I nessuno di Facebook

Da Casarrubea

La mappa dei social network nel mondo http://vincos.it/2012/06/11/la-mappa-dei-social-network-nel-mondo-giugno-2012/

Si ha un bel dire che i solcial network, internet e le nuove tecnologie della comunicazione hanno rivoluzionato il sistema delle relazioni umane e mutato le modalità di stare insieme delle persone. Trovo più corretto dire che quando queste modalità sono utilizzate per risolvere problemi, provocare movimenti, creare sintonie che servano, anche politicamente, a determinare una pressione contro i tiranni, allora raggiungono effetti dirompenti, ma non per questo motivo hanno, come strumenti di comunicazione, la stessa efficacia per la quale sono impiegati. Talvolta, come nel caso della cosiddetta “primavera araba”, hanno effetti illusori e strumentali, come in un gioco a carambola.

Ciò premesso, sono convinto che l’accesso alla comunicazione e avere propri spazi di socializzazione e di libera circolazione del proprio pensiero, siano un diritto e dovrebbero essere garantiti dagli Stati in quanto bene necessario allo sviluppo della conoscenza. Come il pane, l’aria e l’acqua. Perché, avere maggiori livelli di scambio, aiuta, senza dubbio alcuno, ad avere un maggiore tenore di vita e un maggiore benessere di individui e popoli, sia nel loro privato sia nelle collettività in cui vivono.

Naturalmente non tutto è coerente e automatico, e non sempre la comunicazione risulta produttiva. Spesso scade, diventa senza senso, e lo scambio si trasforma in un avvitamento sterile nelle pieghe dei caratteri individuali. Con un rischio: l’accentuazione delle solitudini, e la formazione di gruppi o coppie virtuali che si crogiolano dentro la palude delle loro situazioni psicologiche, aggravando il proprio senso di vacuità.

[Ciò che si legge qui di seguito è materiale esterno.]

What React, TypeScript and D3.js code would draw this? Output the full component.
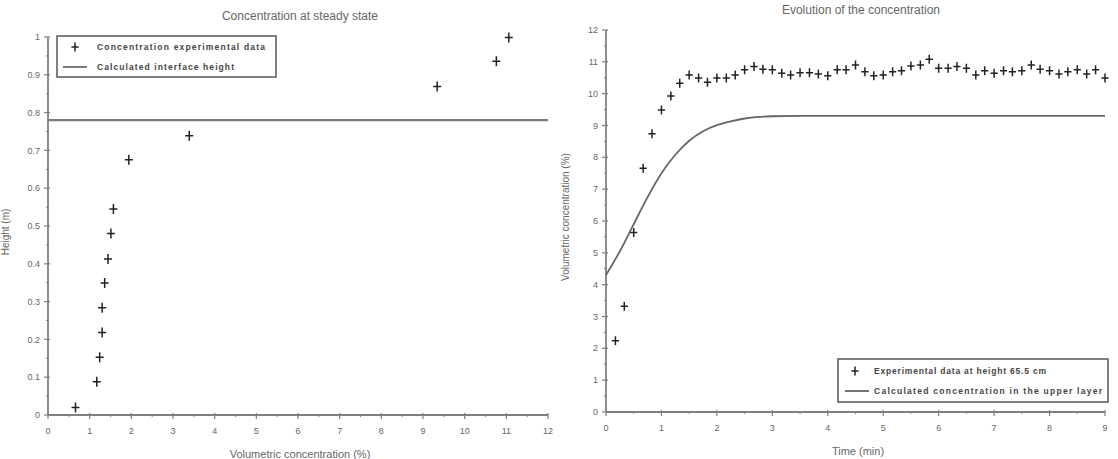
import React, { useEffect, useRef } from 'react';
import * as d3 from 'd3';

// Left plot: concentration profile at steady state
const steadyConc = [0.66, 1.17, 1.24, 1.3, 1.3, 1.36, 1.44, 1.51, 1.57, 1.94, 3.39, 9.34, 10.76, 11.06];
const steadyHeight = [0.02, 0.088, 0.153, 0.218, 0.284, 0.349, 0.413, 0.48, 0.545, 0.675, 0.739, 0.869, 0.936, 0.999];
const interfaceHeight = 0.78;

// Right plot: experimental data at fixed height
const expTime = [
  0.17, 0.33, 0.5, 0.67, 0.83, 1, 1.17, 1.33, 1.5, 1.67, 1.83, 2, 2.17, 2.33, 2.5, 2.67, 2.83, 3,
  3.17, 3.33, 3.5, 3.67, 3.83, 4, 4.17, 4.33, 4.5, 4.67, 4.83, 5, 5.17, 5.33, 5.5, 5.67, 5.83, 6,
  6.17, 6.33, 6.5, 6.67, 6.83, 7, 7.17, 7.33, 7.5, 7.67, 7.83, 8, 8.17, 8.33, 8.5, 8.67, 8.83, 9,
];
const expConc = [
  2.24, 3.32, 5.64, 7.66, 8.74, 9.49, 9.93, 10.33, 10.59, 10.49, 10.36, 10.49, 10.49, 10.59, 10.75, 10.85, 10.77, 10.75,
  10.64, 10.59, 10.66, 10.66, 10.62, 10.56, 10.75, 10.75, 10.9, 10.69, 10.56, 10.59, 10.69, 10.72, 10.87, 10.9, 11.08, 10.8,
  10.8, 10.85, 10.8, 10.59, 10.72, 10.64, 10.72, 10.69, 10.72, 10.9, 10.77, 10.72, 10.62, 10.69, 10.75, 10.62, 10.75, 10.49,
];

// Calculated concentration in the upper layer
const calcTime = [0, 0.25, 0.5, 0.75, 1, 1.25, 1.5, 1.75, 2, 2.25, 2.5, 2.75, 3, 3.5, 9];
const calcConc = [4.3, 5.05, 5.9, 6.75, 7.5, 8.08, 8.52, 8.82, 9.01, 9.13, 9.22, 9.27, 9.29, 9.3, 9.3];

const leftXTicks = [0, 1, 2, 3, 4, 5, 6, 7, 8, 9, 10, 11, 12];
const leftYTicks = [0, 0.1, 0.2, 0.3, 0.4, 0.5, 0.6, 0.7, 0.8, 0.9, 1];
const rightXTicks = [0, 1, 2, 3, 4, 5, 6, 7, 8, 9];
const rightYTicks = [0, 1, 2, 3, 4, 5, 6, 7, 8, 9, 10, 11, 12];

const FONT = '"Liberation Sans", Arial, sans-serif';
const AXIS = '#808080';
const LABEL = '#666';
const MARK = '#222';

const App = () => {
  const ref = useRef(null);

  useEffect(() => {
    const svg = d3.select(ref.current);
    svg.selectAll('*').remove();

    const drawAxes = (g, x, y, xTicks, yTicks, xMinor, yMinor, yFmt) => {
      const [x0, x1] = x.range();
      const [y0, y1] = y.range();
      g.append('line').attr('x1', x0).attr('x2', x1).attr('y1', y0).attr('y2', y0)
        .attr('stroke', AXIS).attr('stroke-width', 1.8);
      g.append('line').attr('x1', x0).attr('x2', x0).attr('y1', y0).attr('y2', y1)
        .attr('stroke', AXIS).attr('stroke-width', 1.8);

      xTicks.forEach((t, i) => {
        g.append('line').attr('x1', x(t)).attr('x2', x(t)).attr('y1', y0 - 2).attr('y2', y0 + 4)
          .attr('stroke', AXIS).attr('stroke-width', 1.2);
        g.append('text').attr('x', x(t)).attr('y', y0 + 19).attr('text-anchor', 'middle')
          .style('font-family', FONT).style('font-size', '9px').attr('fill', LABEL).text(String(t));
        if (i < xTicks.length - 1) {
          const m = t + xMinor;
          g.append('line').attr('x1', x(m)).attr('x2', x(m)).attr('y1', y0 - 1).attr('y2', y0 + 2)
            .attr('stroke', AXIS).attr('stroke-width', 1);
        }
      });
      yTicks.forEach((t, i) => {
        g.append('line').attr('x1', x0 - 4).attr('x2', x0 + 2).attr('y1', y(t)).attr('y2', y(t))
          .attr('stroke', AXIS).attr('stroke-width', 1.2);
        g.append('text').attr('x', x0 - 8).attr('y', y(t)).attr('dy', '0.35em').attr('text-anchor', 'end')
          .style('font-family', FONT).style('font-size', '9px').attr('fill', LABEL).text(yFmt(t));
        if (i < yTicks.length - 1) {
          const m = t + yMinor;
          g.append('line').attr('x1', x0 - 2).attr('x2', x0 + 1).attr('y1', y(m)).attr('y2', y(m))
            .attr('stroke', AXIS).attr('stroke-width', 1);
        }
      });
    };

    const plus = (g, cx, cy, s = 5) => {
      g.append('path').attr('d', `M${cx - s * 0.8},${cy}H${cx + s * 0.8}M${cx},${cy - s}V${cy + s}`)
        .attr('stroke', MARK).attr('stroke-width', 1.5).attr('fill', 'none');
    };

    const label = (g, x, y, txt, size, rotate = false) => {
      const t = g.append('text').attr('text-anchor', 'middle')
        .style('font-family', FONT).style('font-size', size).attr('fill', LABEL).text(txt);
      if (rotate) t.attr('transform', `translate(${x},${y}) rotate(-90)`);
      else t.attr('x', x).attr('y', y);
    };

    // ---------- Left plot ----------
    const xL = d3.scaleLinear().domain([0, 12]).range([48, 548]);
    const yL = d3.scaleLinear().domain([0, 1]).range([415, 37]);
    const gL = svg.append('g');
    drawAxes(gL, xL, yL, leftXTicks, leftYTicks, 0.5, 0.05, (t) => (t === 0 || t === 1 ? String(t) : d3.format('.1f')(t)));

    gL.append('line').attr('x1', xL(0)).attr('x2', xL(12))
      .attr('y1', yL(interfaceHeight)).attr('y2', yL(interfaceHeight))
      .attr('stroke', '#7a7a7a').attr('stroke-width', 2.2);

    steadyConc.forEach((c, i) => plus(gL, xL(c), yL(steadyHeight[i])));

    label(gL, 300, 20, 'Concentration at steady state', '12px');
    label(gL, 300, 458, 'Volumetric concentration (%)', '11px');
    label(gL, 9, 232, 'Height (m)', '10px', true);

    const legL = gL.append('g');
    legL.append('rect').attr('x', 57).attr('y', 36).attr('width', 219).attr('height', 41)
      .attr('fill', 'white').attr('stroke', '#555').attr('stroke-width', 1.5);
    plus(legL, 75, 47, 4.5);
    legL.append('line').attr('x1', 63).attr('x2', 87).attr('y1', 67).attr('y2', 67)
      .attr('stroke', '#7a7a7a').attr('stroke-width', 2);
    legL.append('text').attr('x', 97).attr('y', 50).attr('textLength', 168)
      .style('font-family', FONT).style('font-size', '8.5px').style('font-weight', 'bold').attr('fill', '#444')
      .text('Concentration experimental data');
    legL.append('text').attr('x', 97).attr('y', 70).attr('textLength', 137)
      .style('font-family', FONT).style('font-size', '8.5px').style('font-weight', 'bold').attr('fill', '#444')
      .text('Calculated interface height');

    // ---------- Right plot ----------
    const xR = d3.scaleLinear().domain([0, 9]).range([606, 1105]);
    const yR = d3.scaleLinear().domain([0, 12]).range([412, 30]);
    const gR = svg.append('g');
    drawAxes(gR, xR, yR, rightXTicks, rightYTicks, 0.5, 0.5, (t) => String(t));

    const line = d3.line().x((d) => xR(d[0])).y((d) => yR(d[1])).curve(d3.curveMonotoneX);
    gR.append('path').datum(calcTime.map((t, i) => [t, calcConc[i]]))
      .attr('d', line).attr('fill', 'none').attr('stroke', '#666').attr('stroke-width', 1.8);

    expTime.forEach((t, i) => plus(gR, xR(t), yR(expConc[i]), 4.5));

    label(gR, 861, 14, 'Evolution of the concentration', '12px');
    label(gR, 858, 455, 'Time (min)', '11px');
    label(gR, 569, 217, 'Volumetric concentration (%)', '10px', true);

    const legR = gR.append('g');
    legR.append('rect').attr('x', 838).attr('y', 359).attr('width', 270).attr('height', 43)
      .attr('fill', 'white').attr('stroke', '#555').attr('stroke-width', 1.5);
    plus(legR, 855, 371, 4.5);
    legR.append('line').attr('x1', 845).attr('x2', 869).attr('y1', 391).attr('y2', 391)
      .attr('stroke', '#666').attr('stroke-width', 1.8);
    legR.append('text').attr('x', 874).attr('y', 374).attr('textLength', 172)
      .style('font-family', FONT).style('font-size', '8.5px').style('font-weight', 'bold').attr('fill', '#444')
      .text('Experimental data at height 65.5 cm');
    legR.append('text').attr('x', 874).attr('y', 394).attr('textLength', 228)
      .style('font-family', FONT).style('font-size', '8.5px').style('font-weight', 'bold').attr('fill', '#444')
      .text('Calculated concentration in the upper layer');
  }, []);

  return (
    <svg ref={ref} width={1118} height={459} style={{ position: 'absolute', left: 0, top: 0, background: 'white' }} />
  );
};

export default App;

Al contrario di tale processo involutivo, considero i social network, ma anche gli spazi di comunicazione delle proprie esperienze, come necessari ad accrescere gli scambi relazionali, purché questi siano capaci di produrre soddisfazioni, non semplicemente virtuali, ma anche e soprattutto reali. A livello personale, sociale e politico. Cioè tesi a un rafforzamento di sé e alla costruzione progressiva e matura di una società più avanzata. Che questa tendenza coincida con il tessuto democratico reale è un dato di fatto. Basta dare un’occhiata alla diffusione di Facebook nel mondo. Praticasmente inesistente in realtà come la Cina, la Russia, l’Iran, l’Afghanistan e l’Iraq. Nonostante gli sforzi di occidentalizzazione registrati in alcuni di questi Paesi. Qui la forza di Zuckerberg, ha difficoltà ad agire, mentre riscuote notevoli consensi in Europa e in America, come del resto sembra che accada anche a Twitter, Linkedin, Badoo ed altri social network.

Il discorso vale anche per gli spazi destinati ai gestori di blog e reti internet costruite su comuni interessi tematici. Avrebbero tutti diritto non ad essere soggetti a un dominio, ma a essere liberi gestori dello spazio. I motivi sono evidenti. A mano a mano che si consolidano le centrali di controllo dei processi comunicativi, si restringe il numero dei controllori della libertà. E finché questa c’è è un bene, ma qualora dovesse venire a mancare sarebbero problemi seri.

Ma vi è un altro aspetto del problema che riguarda i monopolisti della comunicazione. Ed è il rapporto che viene a stabilirsi tra i singoli soggetti della comunicazione nelle organizzazioni dei social network. Che tipo di comunicazione è? Quali spazi offre? Quali opportunità che due o più soggetti possano realmente incontrarsi, quando non sono coinvolti da spinte di massa? Siamo sicuri che la difficoltà delle opportunità dipenda da loro? Ad esempio ho potuto sperimentare che la creazione di un evento crea scelte di tipo meramente virtuale. Per cui le risposte date non corrispondono affatto all’esplicitazione di una volontà, ma a una sorta di finzione. Altro esempio è l’induzione a credere in una proposta di identità delle persone interessate da uno scambio che è solo fiction, atto teatrale. Ma lontana dalla realtà.

Non sempre è così e non si tratta affatto, anzi, di un fenomeno diffusivo, epidemico. Ma colgo l’avvio ad una spinta tendenziale verso la creazione di una terra di nessuno, una sorta di palcoscenico teatrale che trovo pericoloso se induce all’artificio e all’alienazione. Ne possiamo uscire con la spontaneità ed utilizzando il social network, come campo di esercitazione della nostra originalità, dei nostri desideri, della nostra aderenza alla realtà. Dobbiamo costruirlo per agire e non simulare di agire per non fare.